I found myself hosting a panel of six eminent writers, psychologists and psychiatrists at the Bangalore Literature Festival 2019.

I am providing the link to the session descriptions here, please have a look …

Here is the recording of the session, please click here …

However, I am placing Dr Ajit Bhide, a beloved psychiatrist of Bangalore and my own doctor too here:

“Most wretched men are cradled into poetry by wrong
They learn in suffering what they teach in song…”

Attended a panel discussion at the Bangalore Literary Fest, titled ‘I’m OK You’re OK’ , dealing with Mental health and more specifically mental illness. Amandeep Sandhu, currently in the literary news for his new book on Punjab, (and whose first autobiographical novel Sepia Leaves dealt with his own mother’s illness and how he as a young lad, an adolescent and a man learnt to deal with it – and with life) was the effective and empathetic moderator. Others on the panel were Jerry Pinto (Em and the Big Hoom), Anna Chandy, Himanjali Sankar, Gayathri Prabhu, Roshan Ali, and Shyam Bhat. Shyam elaborated succinctly the importance of the narrative in the practice of mental health. The narrators themselves came from the raw to the mature but with crystal clear sincerity.

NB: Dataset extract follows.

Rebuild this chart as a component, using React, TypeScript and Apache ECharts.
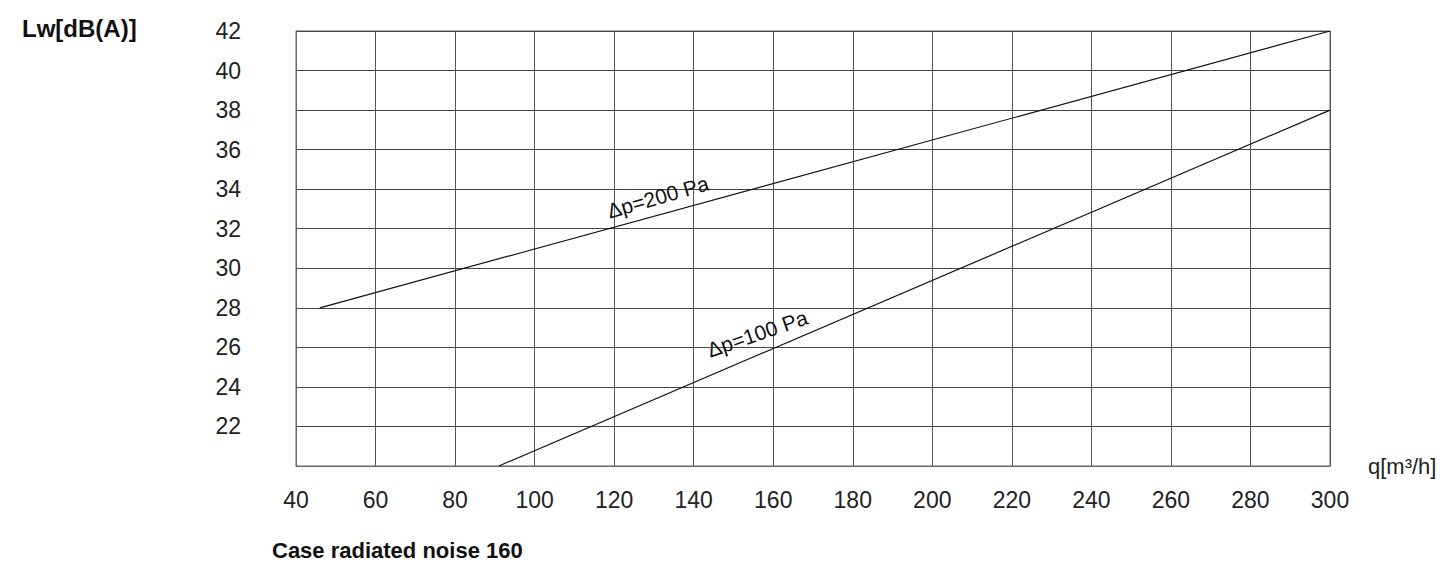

The panellists shared their angst about their respective disquiet, the youngest (Ali)about his discovery of his own turbulence, and two about their mothers’ illness (Pinto and Amandeep, the latter minimally, as he was a most conscientious rapporteur/ moderator). Sometimes there was the awkwardness of spilling the beans, making private matters blatantly public and the guilt that comes almost always with it.

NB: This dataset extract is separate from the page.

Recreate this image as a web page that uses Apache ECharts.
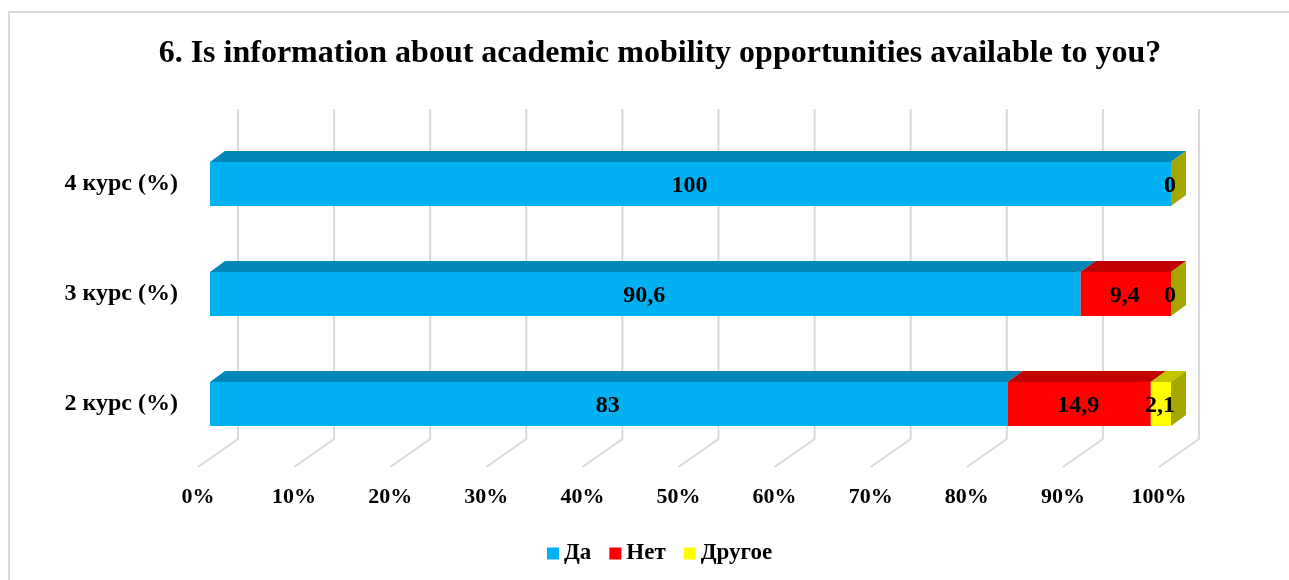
<!DOCTYPE html>
<html>
<head>
<meta charset="utf-8">
<title>Academic mobility</title>
<script src="https://cdn.jsdelivr.net/npm/echarts@6/dist/echarts.min.js"></script>
<style>
  html, body { margin: 0; padding: 0; background: #fff; }
  #chart { width: 1289px; height: 580px; }
</style>
</head>
<body>
<div id="chart"></div>
<script>
// данные с картинки
const categories = ["2 курс (%)", "3 курс (%)", "4 курс (%)"];
const seriesNames = ["Да", "Нет", "Другое"];
const da = [83, 90.6, 100];
const net = [14.9, 9.4, 0];
const drugoe = [2.1, 0, 0];
const xTicks = [0, 10, 20, 30, 40, 50, 60, 70, 80, 90, 100];

const faceColors = ["#00B0F0", "#FF0000", "#FFFF00"];
const topColors = ["#0086B8", "#C00000", "#C4C400"];
const sideColor = "#A6A600";
const font = "'Liberation Serif', 'Times New Roman', serif";

// глубина столбцов и стенки
const DX = 15, DY = 11;
const WALL_DX = 28, WALL_DY = 20;
const FLOOR_DX = 12, FLOOR_DY = 8;

const valuesList = [da, net, drugoe];

// данные для custom: [start, end, catIndex, value]
function buildData(k) {
  return categories.map((c, i) => {
    let start = 0;
    for (let j = 0; j < k; j++) start += valuesList[j][i];
    const v = valuesList[k][i];
    return [start, start + v, i, v];
  });
}

function barRenderer(k) {
  const isLast = k === valuesList.length - 1;
  return function (params, api) {
    const start = api.value(0), end = api.value(1), cat = api.value(2), v = api.value(3);
    const p0 = api.coord([start, cat]);
    const p1 = api.coord([end, cat]);
    const h = api.size([0, 1])[1] * 0.4;
    const x0 = p0[0], x1 = p1[0];
    const yt = p0[1] - h / 2, yb = p0[1] + h / 2;
    const children = [
      {
        type: "rect",
        shape: { x: x0, y: yt, width: x1 - x0, height: h },
        style: { fill: faceColors[k] },
      },
      {
        type: "polygon",
        shape: { points: [[x0, yt], [x0 + DX, yt - DY], [x1 + DX, yt - DY], [x1, yt]] },
        style: { fill: topColors[k] },
      },
    ];
    if (isLast) {
      children.push({
        type: "polygon",
        shape: { points: [[x1, yt], [x1 + DX, yt - DY], [x1 + DX, yb - DY], [x1, yb]] },
        style: { fill: sideColor },
      });
    }
    children.push({
      type: "text",
      z2: 10,
      style: {
        x: (x0 + x1) / 2 - 1,
        y: p0[1] + 2,
        text: String(v).replace(".", ","),
        align: "center",
        verticalAlign: "middle",
        fill: "#000",
        font: "bold 24px " + font,
      },
    });
    return { type: "group", children: children };
  };
}

// линии сетки: задняя стенка + пол
function gridRenderer(params, api) {
  const x = api.coord([api.value(0), 0])[0];
  const top = params.coordSys.y;
  const bottom = params.coordSys.y + params.coordSys.height;
  return {
    type: "polyline",
    shape: {
      points: [
        [x + WALL_DX, top - WALL_DY],
        [x + WALL_DX, bottom - WALL_DY],
        [x - FLOOR_DX, bottom + FLOOR_DY],
      ],
    },
    style: { stroke: "#d9d9d9", lineWidth: 2, fill: null },
  };
}

const chart = echarts.init(document.getElementById("chart"));

const series = [
  {
    name: "grid",
    type: "custom",
    silent: true,
    z: 1,
    renderItem: gridRenderer,
    data: xTicks.map((t) => [t, 0]),
  },
];
seriesNames.forEach((name, k) => {
  series.push({
    name: name,
    type: "custom",
    z: 2 + k,
    itemStyle: { color: faceColors[k] },
    renderItem: barRenderer(k),
    encode: { x: [0, 1], y: 2 },
    data: buildData(k),
  });
});

const option = {
  animation: false,
  backgroundColor: "#fff",
  graphic: [
    {
      type: "rect",
      silent: true,
      shape: { x: 9, y: 12, width: 1320, height: 620 },
      style: { fill: null, stroke: "#d9d9d9", lineWidth: 2 },
    },
  ],
  title: {
    text: "6. Is information about academic mobility opportunities available to you?",
    left: 655,
    textAlign: "center",
    top: 33,
    textStyle: { fontFamily: font, fontWeight: "bold", fontSize: 32, color: "#000" },
  },
  legend: {
    data: seriesNames,
    left: 542,
    top: 537,
    icon: "rect",
    itemWidth: 12,
    itemHeight: 12,
    itemGap: 18,
    textStyle: { fontFamily: font, fontWeight: "bold", fontSize: 23, color: "#000" },
  },
  grid: { left: 210, right: 118, top: 129, bottom: 121 },
  xAxis: {
    type: "value",
    min: 0,
    max: 100,
    interval: 10,
    splitLine: { show: false },
    axisLine: { show: false },
    axisTick: { show: false },
    axisLabel: {
      formatter: "{value}%",
      margin: 27,
      padding: [0, 24, 0, 0],
      fontFamily: font,
      fontWeight: "bold",
      fontSize: 22,
      color: "#000",
    },
  },
  yAxis: {
    type: "category",
    data: categories,
    axisLine: { show: false },
    axisTick: { show: false },
    axisLabel: {
      margin: 32,
      padding: [22, 0, 0, 0],
      fontFamily: font,
      fontWeight: "bold",
      fontSize: 24,
      color: "#000",
    },
  },
  series: series,
};

chart.setOption(option);
</script>
</body>
</html>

Anna’s ( a much sought after and respected therapist) sharing of her personal perspective led to familial and social ostracism, and unexpectedly her clientele stood by her through this. She rightly brought home the point of equity between therapists and clients (I still prefer to call them patients); a truly humane stance, well appreciated by those who seek help. This resonated with the chosen title of the session: I’m OK; You’re OK.

Sometimes there was a cavalier air to it all, the note of the author being strident and rabble rousing. But in a forum dealing with the perceived ugliness of the mind of someone close, and the sensitive nature of the entire realm it is I guess, to be expected. Gayathri’s reference to her letter to her deceased father, was to me very intriguing and that is one work I want to read. Admixing fact with some fictionalising seemed to have found many takers, and Shyam also made the often missed point of the need to seek the subject’s permission to share her/his story.

The width of the coverage and the systemic method of the entire discourse rendered it a useful hour and half. Not an easy task given the tendency of delicate content to turn maudlin and meandering. This session teetered that way at times, but was saved from dropping off those cliffs.

For this credit must go in great measure to the seasoned moderation by Aman; and to the panel’s overall ‘stepping out and stepping forward’ approach. The auditorium was packed from the start and I believe so were most listeners’ minds by the end of the session.